Sir — It was shocking to read the news report, “Xavier’s on collision course” (Aug 11). It is regrettable that the Burdwan administration and the principal of St. Xavier’s school have now been pitted against each other. The principal issued letters to guardians pleading helplessness in the matter of providing transport to the children. This has not gone down well with the administration.

It is quite possible that the controversy erupted because the representatives of the district magistrate had approached the school for the admission of the district magistrate’s under-aged daughter.

It is too big a coincidence that the regional transport authorities woke up to the fact that the school’s papers regarding its buses were not correct, barely a few days after this incident. The buses were seized and this has inconvenienced the students.

Recently, there have been reports that Guru Nanak Mission school buses carrying students of St. Xavier’s were also seized.

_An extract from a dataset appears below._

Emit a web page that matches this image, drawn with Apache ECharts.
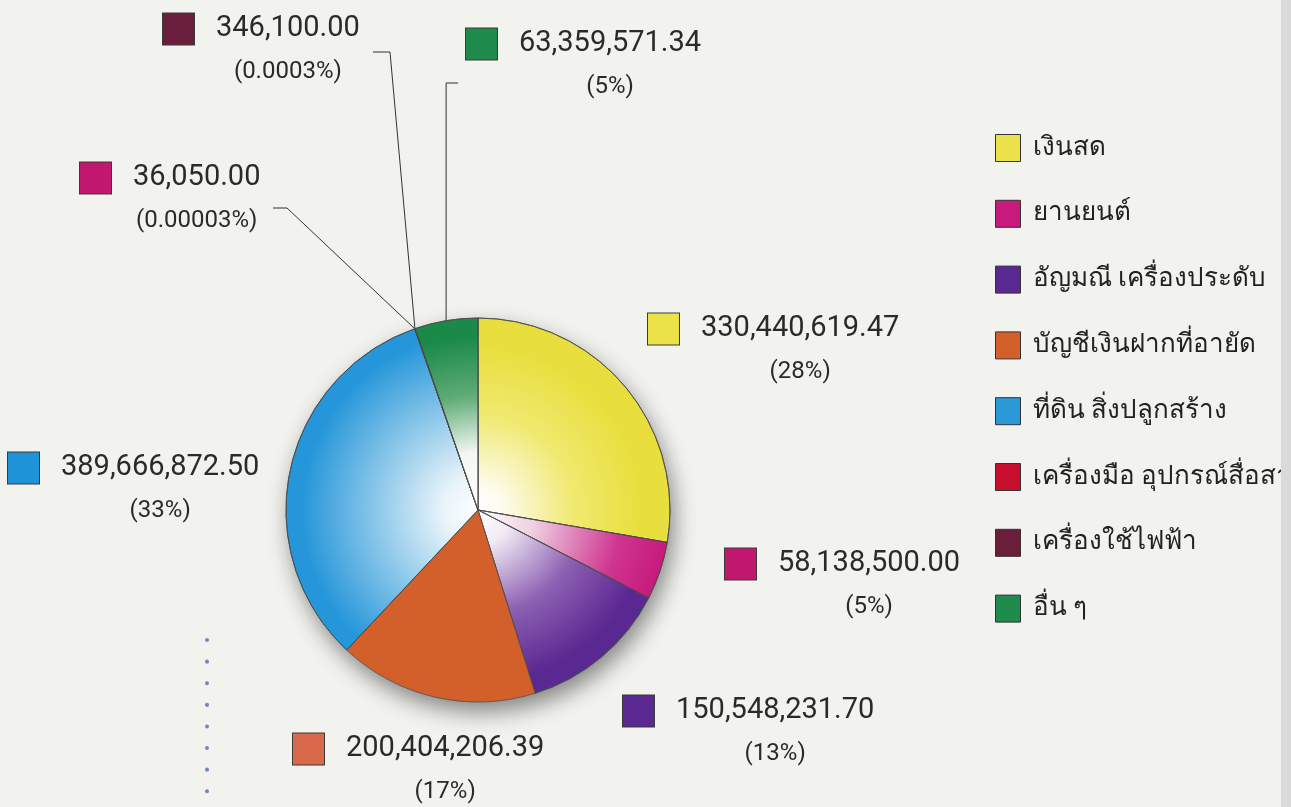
<!DOCTYPE html>
<html>
<head>
<meta charset="utf-8">
<script src="https://cdn.jsdelivr.net/npm/echarts@6/dist/echarts.min.js"></script>
<style>
    * { margin: 0; padding: 0; }
    html, body { width: 1291px; height: 807px; background: #f2f3ef; }
    #chart { width: 1291px; height: 807px; }
</style>
</head>
<body>
<div id="chart"></div>
<script>
    // ประเภททรัพย์สิน
    var categories = ['เงินสด', 'ยานยนต์', 'อัญมณี เครื่องประดับ', 'บัญชีเงินฝากที่อายัด',
        'ที่ดิน สิ่งปลูกสร้าง', 'เครื่องมือ อุปกรณ์สื่อสาร', 'เครื่องใช้ไฟฟ้า', 'อื่น ๆ'];
    // มูลค่า (บาท)
    var values = [330440619.47, 58138500.00, 150548231.70, 200404206.39,
        389666872.50, 36050.00, 346100.00, 63359571.34];
    // ข้อความที่พิมพ์ในภาพ
    var valueLabels = ['330,440,619.47', '58,138,500.00', '150,548,231.70', '200,404,206.39',
        '389,666,872.50', '36,050.00', '346,100.00', '63,359,571.34'];
    var percentLabels = ['(28%)', '(5%)', '(13%)', '(17%)', '(33%)', '(0.00003%)', '(0.0003%)', '(5%)'];

    // สี
    var baseColors = ['#ebe24a', '#c81a7d', '#5a2891', '#d3602b', '#2b98da', '#c8102e', '#6b1e3c', '#1e8a4b'];
    var boxColors  = ['#ebe24a', '#c2176f', '#5a2891', '#d8694a', '#1f93d8', '#c2176f', '#6b1e3c', '#1e8a4b'];

    var CX = 478, CY = 510, R = 192;

    function grad(stops) {
        return {
            type: 'radial', x: CX, y: CY, r: R, global: true,
            colorStops: stops.map(function (s) { return { offset: s[0], color: s[1] }; })
        };
    }
    var fills = [
        grad([[0, '#ffffff'], [0.12, '#fdfcf0'], [0.5, '#f0e96f'], [0.85, '#e8df3e']]),
        grad([[0, '#ffffff'], [0.3, '#eed0e2'], [0.75, '#cf3590'], [1, '#c61a7c']]),
        grad([[0, '#ffffff'], [0.18, '#f1ebf5'], [0.55, '#8c60b2'], [0.9, '#5a2891']]),
        '#d3602b',
        grad([[0, '#ffffff'], [0.18, '#e9f4fa'], [0.58, '#7fc1e8'], [0.92, '#2596d9']]),
        '#c8102e',
        '#6b1e3c',
        grad([[0, '#ffffff'], [0.3, '#f3f7f3'], [0.6, '#5eab75'], [0.9, '#1b8a49']])
    ];

    // ตำแหน่งป้าย (มุมซ้ายบนของกล่องสี)
    var labelAnchors = [[648, 313], [725, 548], [623, 695], [293, 733],
        [8, 452], [80, 162], [163, 13], [466, 28]];

    var pieData = categories.map(function (name, i) {
        var rich = {};
        rich['b' + i] = {
            width: 31, height: 31, backgroundColor: boxColors[i],
            borderColor: '#3a3a3a', borderWidth: 1
        };
        return {
            name: name,
            value: values[i],
            itemStyle: { color: fills[i] },
            label: {
                formatter: '{b' + i + '|}{val|' + valueLabels[i] + '}\n{pct|' + percentLabels[i] + '}',
                rich: rich
            },
            labelLine: { show: i >= 5 }
        };
    });

    var option = {
        backgroundColor: '#f2f3ef',
        textStyle: { fontFamily: 'Roboto, "Liberation Sans", sans-serif' },
        legend: {
            orient: 'vertical',
            left: 990,
            top: 129,
            itemWidth: 25,
            itemHeight: 27,
            itemGap: 37.8,
            icon: 'rect',
            data: categories.map(function (name, i) {
                return { name: name, itemStyle: { color: baseColors[i], borderColor: '#333', borderWidth: 1 } };
            }),
            textStyle: { fontSize: 26, color: '#222', padding: [0, 0, 0, 7] },
            selectedMode: false
        },
        graphic: [
            {
                type: 'line', silent: true,
                shape: { x1: 207, y1: 640, x2: 207, y2: 807 },
                style: { stroke: '#6f86c9', lineWidth: 4, lineCap: 'round', lineDash: [0.1, 21.5] }
            },
            {
                type: 'rect', silent: true, z: 100,
                shape: { x: 1281, y: 0, width: 10, height: 807 },
                style: { fill: '#d9dad9' }
            }
        ],
        series: [
            {
                // เงาใต้วงกลม
                type: 'pie', silent: true, z: 1,
                center: [CX, CY], radius: R,
                label: { show: false }, labelLine: { show: false },
                itemStyle: {
                    color: '#cfd0cc', shadowBlur: 22, shadowOffsetX: 4, shadowOffsetY: 10,
                    shadowColor: 'rgba(0,0,0,0.45)'
                },
                data: [{ value: 1, name: '_shadow' }]
            },
            {
                name: 'ทรัพย์สิน',
                type: 'pie',
                z: 2,
                center: [CX, CY],
                radius: R,
                startAngle: 90,
                clockwise: true,
                avoidLabelOverlap: false,
                itemStyle: { borderColor: '#4a4a4a', borderWidth: 0.8 },
                emphasis: { disabled: true },
                label: {
                    show: true,
                    color: '#2a2a2a',
                    rich: {
                        val: { fontSize: 29, lineHeight: 38, padding: [0, 0, 0, 22], color: '#2a2a2a' },
                        pct: { fontSize: 24, lineHeight: 48, padding: [0, 0, 0, 53], align: 'center', color: '#2a2a2a' }
                    }
                },
                labelLine: { show: false, lineStyle: { color: '#333', width: 1 } },
                labelLayout: function (params) {
                    var i = params.dataIndex;
                    var a = labelAnchors[i];
                    var res = { x: a[0], y: a[1] - 3, align: 'left', verticalAlign: 'top' };
                    var p0 = params.labelLinePoints ? params.labelLinePoints[0] : null;
                    if (p0) {
                        if (i === 5) {
                            res.labelLinePoints = [p0, [a[0] + 207, a[1] + 46], [a[0] + 193, a[1] + 46]];
                        } else if (i === 6) {
                            res.labelLinePoints = [p0, [a[0] + 227, a[1] + 39], [a[0] + 210, a[1] + 39]];
                        } else if (i === 7) {
                            res.labelLinePoints = [p0, [p0[0], a[1] + 55], [p0[0] + 12, a[1] + 55]];
                        }
                    }
                    return res;
                },
                data: pieData
            }
        ]
    };

    var myChart = echarts.init(document.getElementById('chart'));
    myChart.setOption(option);
</script>
</body>
</html>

This clearly points to vindictiveness. Unless the truth is found, this might encourage the manipulation of educational institutions by the state administration.

Yours faithfully,
Chandan Soren, Burdwan

Sir — What is happening to St Xavier’s school in Burdwan is both alarming and unfortunate. It is a glaring example of the high-handedness of the district magistrate of Burdwan.

If the principal’s story is true, then he had every right to turn down the demand made by the district magistrate that his three-and-a-half year old daughter be admitted into a class of four-year-old children. The government of West Bengal should check the misuse of power if it has taken place. The educational system in West Bengal is in a bad enough condition without undue interference making it worse.

Yours faithfully,
Mohanlal Sarkar, Budge Budge

Sir — The fracas between St Xavier’s, Burdwan and the district administration has once again brought to the forefront the problem of public offices in our country being blatantly used for private privileges. Not only, it seems, has the district magistrate asked for the admission of his daughter into a class she is too young for, but he is apparently also exerting pressure indirectly after being denied.

The number of people in official positions and the powers they have, give them the idea that they are more privileged than others. Some make a habit of pulling strings to get work done. They need to be punished for the misuse of power. It is the common man — in this case the students and their parents — who ultimately end up paying for the misdeeds of these people.

Yours faithfully,
P. Thomas Rajan, Durgapur

Priced just right

Sir — The cost of generating power should be cheaper in the United States than in India because of higher technology, cheaper fuel, lower manpower, better load curve, and so on. Except for the Dabhol Power Company or Enron, power generation costs in India are within two to three rupees per kilo watt hours. Recently, the US power generation costs shot up to six times this amount.

Currently, with the energy regulator commission coming into position, rise in power tariff is under quasi-judicial scrutiny and any abnormal price hike is ruled out. It seems we have a better mechanism here than one of the most advanced countries in the world. There should be an inbuilt system to correct the trend of raising the price of power according to the power situation, since an excessive price rise will be unbearable to most.